• Input:
--- --- ---
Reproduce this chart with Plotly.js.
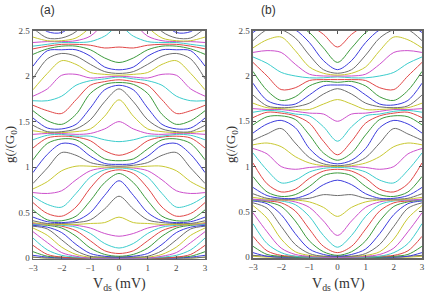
--- --- ---
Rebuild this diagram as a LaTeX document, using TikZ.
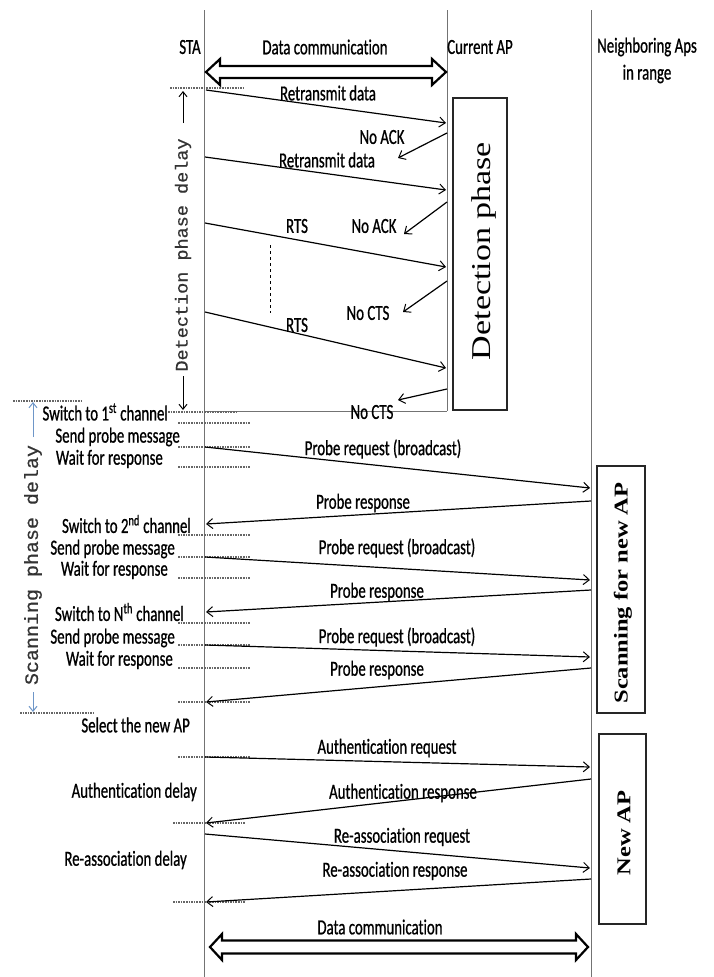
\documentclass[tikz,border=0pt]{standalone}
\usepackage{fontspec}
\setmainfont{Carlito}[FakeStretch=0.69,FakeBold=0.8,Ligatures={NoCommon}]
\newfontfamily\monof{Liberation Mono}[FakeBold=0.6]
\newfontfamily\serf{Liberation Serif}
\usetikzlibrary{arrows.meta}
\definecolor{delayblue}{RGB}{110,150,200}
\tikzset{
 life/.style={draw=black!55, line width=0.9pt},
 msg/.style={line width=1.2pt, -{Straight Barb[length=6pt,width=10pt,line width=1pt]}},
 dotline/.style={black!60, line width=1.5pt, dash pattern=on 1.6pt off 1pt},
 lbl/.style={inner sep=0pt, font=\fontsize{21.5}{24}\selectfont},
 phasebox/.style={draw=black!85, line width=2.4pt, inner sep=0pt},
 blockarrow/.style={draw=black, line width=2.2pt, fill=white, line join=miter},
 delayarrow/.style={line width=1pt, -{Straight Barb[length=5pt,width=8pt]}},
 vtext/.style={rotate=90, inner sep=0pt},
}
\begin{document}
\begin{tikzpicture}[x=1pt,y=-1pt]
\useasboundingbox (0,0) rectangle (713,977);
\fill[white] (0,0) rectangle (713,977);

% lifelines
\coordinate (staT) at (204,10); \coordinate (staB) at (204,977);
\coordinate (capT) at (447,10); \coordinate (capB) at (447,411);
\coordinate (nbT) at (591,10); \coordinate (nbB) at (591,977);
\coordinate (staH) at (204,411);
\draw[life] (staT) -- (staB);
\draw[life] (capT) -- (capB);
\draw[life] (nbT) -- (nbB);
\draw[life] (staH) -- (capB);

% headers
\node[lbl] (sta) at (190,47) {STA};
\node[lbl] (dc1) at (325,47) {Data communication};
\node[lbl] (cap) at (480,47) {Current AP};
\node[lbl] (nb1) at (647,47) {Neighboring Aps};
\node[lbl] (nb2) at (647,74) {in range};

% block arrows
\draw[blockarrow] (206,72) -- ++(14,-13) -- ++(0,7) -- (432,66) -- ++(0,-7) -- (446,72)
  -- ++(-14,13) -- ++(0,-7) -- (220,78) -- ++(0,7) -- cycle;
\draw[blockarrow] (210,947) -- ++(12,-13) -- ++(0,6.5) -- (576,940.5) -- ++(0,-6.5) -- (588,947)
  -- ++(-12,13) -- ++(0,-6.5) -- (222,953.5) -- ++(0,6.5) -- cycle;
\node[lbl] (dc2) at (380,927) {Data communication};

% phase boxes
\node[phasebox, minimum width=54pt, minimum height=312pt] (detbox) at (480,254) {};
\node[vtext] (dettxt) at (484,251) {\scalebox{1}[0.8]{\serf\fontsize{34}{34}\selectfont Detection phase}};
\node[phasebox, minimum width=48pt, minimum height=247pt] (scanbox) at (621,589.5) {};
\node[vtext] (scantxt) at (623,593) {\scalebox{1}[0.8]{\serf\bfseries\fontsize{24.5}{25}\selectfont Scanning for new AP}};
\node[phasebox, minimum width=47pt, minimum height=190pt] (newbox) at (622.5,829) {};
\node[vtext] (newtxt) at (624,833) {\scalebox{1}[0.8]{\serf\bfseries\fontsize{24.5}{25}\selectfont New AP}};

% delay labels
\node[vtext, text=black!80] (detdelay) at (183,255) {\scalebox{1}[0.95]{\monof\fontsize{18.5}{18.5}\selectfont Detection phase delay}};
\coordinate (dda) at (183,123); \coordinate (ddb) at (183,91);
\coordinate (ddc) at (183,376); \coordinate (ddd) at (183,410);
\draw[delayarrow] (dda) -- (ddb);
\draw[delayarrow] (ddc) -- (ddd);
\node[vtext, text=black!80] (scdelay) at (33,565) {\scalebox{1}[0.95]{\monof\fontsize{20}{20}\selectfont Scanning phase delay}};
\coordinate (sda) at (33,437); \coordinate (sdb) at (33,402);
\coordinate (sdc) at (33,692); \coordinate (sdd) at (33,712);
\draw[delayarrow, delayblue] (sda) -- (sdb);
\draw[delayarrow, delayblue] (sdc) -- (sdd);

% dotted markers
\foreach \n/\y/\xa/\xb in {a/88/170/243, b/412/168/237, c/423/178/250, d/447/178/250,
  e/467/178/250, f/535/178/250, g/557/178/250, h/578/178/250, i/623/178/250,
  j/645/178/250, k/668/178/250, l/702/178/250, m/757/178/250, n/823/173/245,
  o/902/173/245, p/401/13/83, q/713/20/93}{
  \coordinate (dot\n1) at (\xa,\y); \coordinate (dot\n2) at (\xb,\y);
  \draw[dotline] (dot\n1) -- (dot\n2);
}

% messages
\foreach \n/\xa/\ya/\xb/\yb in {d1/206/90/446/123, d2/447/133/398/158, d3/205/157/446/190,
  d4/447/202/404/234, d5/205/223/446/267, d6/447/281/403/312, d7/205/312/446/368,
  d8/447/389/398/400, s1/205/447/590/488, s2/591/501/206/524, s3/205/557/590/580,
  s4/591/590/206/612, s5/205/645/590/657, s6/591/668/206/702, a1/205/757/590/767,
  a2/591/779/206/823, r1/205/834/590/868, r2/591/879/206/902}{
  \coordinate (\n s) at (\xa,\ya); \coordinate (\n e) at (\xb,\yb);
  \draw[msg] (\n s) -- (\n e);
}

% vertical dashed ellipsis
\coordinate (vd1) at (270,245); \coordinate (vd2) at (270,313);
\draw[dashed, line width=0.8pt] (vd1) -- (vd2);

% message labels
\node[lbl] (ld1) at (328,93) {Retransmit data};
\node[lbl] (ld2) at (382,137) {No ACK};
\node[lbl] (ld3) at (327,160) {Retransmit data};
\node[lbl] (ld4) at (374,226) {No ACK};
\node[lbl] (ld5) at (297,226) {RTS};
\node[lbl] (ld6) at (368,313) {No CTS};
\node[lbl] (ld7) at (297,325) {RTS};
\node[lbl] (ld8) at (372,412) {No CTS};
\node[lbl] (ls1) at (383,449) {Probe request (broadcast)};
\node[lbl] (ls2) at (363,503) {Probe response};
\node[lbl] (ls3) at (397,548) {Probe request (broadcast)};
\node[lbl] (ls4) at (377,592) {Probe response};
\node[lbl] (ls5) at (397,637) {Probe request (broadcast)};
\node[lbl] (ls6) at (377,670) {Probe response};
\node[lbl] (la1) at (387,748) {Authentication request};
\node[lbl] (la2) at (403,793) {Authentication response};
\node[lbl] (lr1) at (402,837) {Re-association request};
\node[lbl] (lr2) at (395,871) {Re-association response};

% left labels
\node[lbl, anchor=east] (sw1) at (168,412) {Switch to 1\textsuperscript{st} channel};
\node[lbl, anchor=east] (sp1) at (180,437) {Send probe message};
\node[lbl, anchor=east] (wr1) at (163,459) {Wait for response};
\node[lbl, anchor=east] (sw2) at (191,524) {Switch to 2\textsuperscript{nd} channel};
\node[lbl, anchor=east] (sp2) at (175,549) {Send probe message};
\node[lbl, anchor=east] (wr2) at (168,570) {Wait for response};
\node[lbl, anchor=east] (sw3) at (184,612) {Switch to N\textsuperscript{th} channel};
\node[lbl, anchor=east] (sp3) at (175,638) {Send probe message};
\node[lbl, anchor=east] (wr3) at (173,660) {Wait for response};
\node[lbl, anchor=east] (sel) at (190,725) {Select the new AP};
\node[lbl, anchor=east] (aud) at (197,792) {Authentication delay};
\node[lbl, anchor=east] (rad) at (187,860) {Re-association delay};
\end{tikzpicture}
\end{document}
--- --- ---
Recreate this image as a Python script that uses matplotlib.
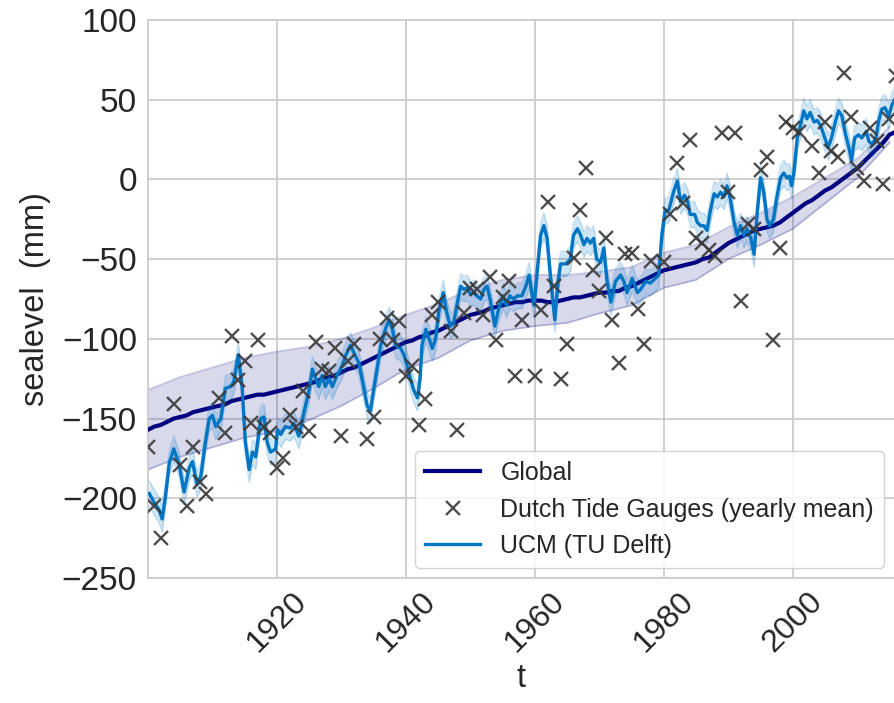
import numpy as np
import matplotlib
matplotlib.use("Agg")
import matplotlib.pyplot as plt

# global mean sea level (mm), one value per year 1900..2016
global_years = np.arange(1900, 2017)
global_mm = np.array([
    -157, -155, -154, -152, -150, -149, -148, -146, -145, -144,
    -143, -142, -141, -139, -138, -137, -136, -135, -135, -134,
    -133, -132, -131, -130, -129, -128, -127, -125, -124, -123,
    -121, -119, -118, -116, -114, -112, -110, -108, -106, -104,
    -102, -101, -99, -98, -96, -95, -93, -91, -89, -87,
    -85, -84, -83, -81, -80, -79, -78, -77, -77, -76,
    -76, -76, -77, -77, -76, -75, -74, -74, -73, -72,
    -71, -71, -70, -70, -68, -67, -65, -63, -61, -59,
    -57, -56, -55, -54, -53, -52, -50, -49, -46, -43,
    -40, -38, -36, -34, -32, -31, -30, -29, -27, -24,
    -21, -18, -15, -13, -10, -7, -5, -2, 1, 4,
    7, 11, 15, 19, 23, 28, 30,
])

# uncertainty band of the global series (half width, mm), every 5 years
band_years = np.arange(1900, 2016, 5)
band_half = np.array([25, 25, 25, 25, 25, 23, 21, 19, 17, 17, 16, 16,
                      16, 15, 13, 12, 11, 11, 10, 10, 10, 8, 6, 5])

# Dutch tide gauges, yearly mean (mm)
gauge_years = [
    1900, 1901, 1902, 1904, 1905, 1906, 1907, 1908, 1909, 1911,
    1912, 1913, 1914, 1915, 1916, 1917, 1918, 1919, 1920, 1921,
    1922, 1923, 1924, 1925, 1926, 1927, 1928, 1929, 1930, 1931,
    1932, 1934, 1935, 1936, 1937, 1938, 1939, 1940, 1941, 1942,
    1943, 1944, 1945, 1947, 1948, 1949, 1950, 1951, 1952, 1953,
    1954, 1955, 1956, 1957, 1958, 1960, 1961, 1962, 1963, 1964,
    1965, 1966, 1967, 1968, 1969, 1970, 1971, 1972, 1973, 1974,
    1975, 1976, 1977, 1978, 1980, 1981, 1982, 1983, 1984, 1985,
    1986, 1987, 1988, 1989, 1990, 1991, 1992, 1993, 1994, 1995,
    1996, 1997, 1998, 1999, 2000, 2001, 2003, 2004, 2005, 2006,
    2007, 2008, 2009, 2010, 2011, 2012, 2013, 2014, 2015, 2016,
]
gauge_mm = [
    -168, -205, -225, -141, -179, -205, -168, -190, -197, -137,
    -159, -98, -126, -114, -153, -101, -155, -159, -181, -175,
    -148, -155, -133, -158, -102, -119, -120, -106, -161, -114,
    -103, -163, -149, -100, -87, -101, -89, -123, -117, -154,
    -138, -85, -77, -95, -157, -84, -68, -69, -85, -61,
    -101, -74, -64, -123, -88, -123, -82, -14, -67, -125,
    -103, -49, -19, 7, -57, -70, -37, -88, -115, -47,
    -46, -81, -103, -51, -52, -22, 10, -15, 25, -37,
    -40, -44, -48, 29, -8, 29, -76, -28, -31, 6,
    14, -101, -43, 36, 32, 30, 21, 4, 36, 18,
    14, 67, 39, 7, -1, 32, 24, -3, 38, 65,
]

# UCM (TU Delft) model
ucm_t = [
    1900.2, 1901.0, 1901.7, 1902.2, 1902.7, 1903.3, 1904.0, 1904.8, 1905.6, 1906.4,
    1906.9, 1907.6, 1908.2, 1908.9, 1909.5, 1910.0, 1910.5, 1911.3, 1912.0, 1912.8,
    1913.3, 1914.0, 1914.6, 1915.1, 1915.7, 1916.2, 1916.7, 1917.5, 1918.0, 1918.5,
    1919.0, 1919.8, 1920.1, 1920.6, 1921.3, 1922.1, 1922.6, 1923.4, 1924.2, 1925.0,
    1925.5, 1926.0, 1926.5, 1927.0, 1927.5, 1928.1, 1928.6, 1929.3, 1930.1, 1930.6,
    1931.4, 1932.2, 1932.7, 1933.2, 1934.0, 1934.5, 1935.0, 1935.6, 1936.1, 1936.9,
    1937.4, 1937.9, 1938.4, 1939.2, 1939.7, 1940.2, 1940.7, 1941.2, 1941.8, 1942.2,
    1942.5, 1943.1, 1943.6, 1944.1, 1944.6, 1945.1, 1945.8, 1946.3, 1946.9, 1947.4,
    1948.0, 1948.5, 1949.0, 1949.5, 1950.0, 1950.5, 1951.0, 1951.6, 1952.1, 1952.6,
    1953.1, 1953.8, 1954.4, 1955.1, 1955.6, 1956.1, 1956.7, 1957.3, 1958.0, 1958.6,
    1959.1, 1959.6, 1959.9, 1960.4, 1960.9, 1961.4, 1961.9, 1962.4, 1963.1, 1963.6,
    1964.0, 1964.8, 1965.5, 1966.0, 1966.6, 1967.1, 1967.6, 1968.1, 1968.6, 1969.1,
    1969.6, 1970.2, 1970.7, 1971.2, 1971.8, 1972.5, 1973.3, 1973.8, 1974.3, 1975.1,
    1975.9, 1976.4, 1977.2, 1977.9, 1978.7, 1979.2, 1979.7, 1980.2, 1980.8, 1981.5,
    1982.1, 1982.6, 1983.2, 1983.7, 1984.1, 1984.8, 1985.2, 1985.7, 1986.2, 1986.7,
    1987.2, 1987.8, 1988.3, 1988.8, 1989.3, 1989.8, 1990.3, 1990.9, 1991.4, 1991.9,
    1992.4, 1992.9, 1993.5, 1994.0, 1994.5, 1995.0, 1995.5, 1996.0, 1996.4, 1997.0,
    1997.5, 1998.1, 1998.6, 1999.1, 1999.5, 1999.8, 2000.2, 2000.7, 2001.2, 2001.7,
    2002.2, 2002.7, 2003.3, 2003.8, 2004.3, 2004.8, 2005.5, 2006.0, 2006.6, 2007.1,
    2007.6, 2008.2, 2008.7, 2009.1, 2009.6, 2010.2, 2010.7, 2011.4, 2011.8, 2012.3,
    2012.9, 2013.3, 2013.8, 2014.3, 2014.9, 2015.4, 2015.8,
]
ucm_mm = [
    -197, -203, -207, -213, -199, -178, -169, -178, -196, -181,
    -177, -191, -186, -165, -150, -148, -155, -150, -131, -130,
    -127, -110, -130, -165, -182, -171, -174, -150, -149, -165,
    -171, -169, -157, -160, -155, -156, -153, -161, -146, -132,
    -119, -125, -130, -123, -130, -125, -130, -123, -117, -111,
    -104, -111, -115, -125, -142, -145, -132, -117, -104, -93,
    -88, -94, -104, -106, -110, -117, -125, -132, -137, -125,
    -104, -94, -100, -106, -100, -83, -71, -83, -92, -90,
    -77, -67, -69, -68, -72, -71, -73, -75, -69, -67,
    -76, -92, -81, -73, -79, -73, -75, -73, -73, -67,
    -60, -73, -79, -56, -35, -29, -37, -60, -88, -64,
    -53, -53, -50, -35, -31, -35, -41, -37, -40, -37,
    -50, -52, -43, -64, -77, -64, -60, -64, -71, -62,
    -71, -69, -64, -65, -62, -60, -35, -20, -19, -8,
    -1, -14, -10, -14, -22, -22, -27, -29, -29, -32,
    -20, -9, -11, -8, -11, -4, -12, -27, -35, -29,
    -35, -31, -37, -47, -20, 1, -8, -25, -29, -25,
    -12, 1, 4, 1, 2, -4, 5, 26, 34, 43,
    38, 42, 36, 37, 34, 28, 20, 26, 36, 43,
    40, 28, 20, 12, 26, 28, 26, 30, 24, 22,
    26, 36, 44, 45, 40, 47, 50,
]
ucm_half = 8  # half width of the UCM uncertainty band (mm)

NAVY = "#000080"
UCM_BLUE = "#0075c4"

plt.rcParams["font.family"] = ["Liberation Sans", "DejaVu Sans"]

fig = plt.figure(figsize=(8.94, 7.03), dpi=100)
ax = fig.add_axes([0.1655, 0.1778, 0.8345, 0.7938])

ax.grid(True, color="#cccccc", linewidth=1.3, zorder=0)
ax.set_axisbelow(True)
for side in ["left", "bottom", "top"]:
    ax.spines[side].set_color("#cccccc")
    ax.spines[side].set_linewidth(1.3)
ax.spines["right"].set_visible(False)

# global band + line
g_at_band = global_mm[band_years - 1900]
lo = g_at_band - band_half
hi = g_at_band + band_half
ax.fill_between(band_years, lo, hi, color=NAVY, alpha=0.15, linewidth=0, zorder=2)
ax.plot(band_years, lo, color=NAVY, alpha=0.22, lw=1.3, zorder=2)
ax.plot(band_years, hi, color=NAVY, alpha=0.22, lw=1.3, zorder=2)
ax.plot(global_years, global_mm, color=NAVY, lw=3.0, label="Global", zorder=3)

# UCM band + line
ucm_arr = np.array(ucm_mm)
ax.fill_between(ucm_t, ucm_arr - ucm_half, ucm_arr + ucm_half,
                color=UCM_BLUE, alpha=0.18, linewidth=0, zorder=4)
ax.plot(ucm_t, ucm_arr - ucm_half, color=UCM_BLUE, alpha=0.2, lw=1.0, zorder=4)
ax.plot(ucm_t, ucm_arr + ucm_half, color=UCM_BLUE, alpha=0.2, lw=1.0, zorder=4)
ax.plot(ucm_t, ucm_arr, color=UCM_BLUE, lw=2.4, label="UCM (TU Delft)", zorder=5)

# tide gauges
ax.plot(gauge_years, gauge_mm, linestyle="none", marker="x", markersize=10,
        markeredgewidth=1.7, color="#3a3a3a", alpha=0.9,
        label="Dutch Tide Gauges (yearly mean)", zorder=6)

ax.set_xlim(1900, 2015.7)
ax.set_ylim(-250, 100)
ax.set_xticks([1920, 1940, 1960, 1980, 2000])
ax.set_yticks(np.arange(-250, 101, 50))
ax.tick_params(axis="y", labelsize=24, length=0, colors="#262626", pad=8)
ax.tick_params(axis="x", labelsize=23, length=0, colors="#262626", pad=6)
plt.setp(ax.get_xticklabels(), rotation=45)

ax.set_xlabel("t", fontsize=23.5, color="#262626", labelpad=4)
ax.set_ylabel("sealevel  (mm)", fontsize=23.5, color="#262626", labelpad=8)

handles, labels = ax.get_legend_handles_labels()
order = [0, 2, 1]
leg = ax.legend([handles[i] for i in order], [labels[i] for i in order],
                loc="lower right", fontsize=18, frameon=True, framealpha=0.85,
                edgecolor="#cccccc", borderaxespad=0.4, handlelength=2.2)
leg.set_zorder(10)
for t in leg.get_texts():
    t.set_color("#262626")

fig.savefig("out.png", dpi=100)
--- --- ---
• What is expected: Check each line of the data above for the word "this" and say how many lines contain it, giving nothing besides the number.

• Right answer: 3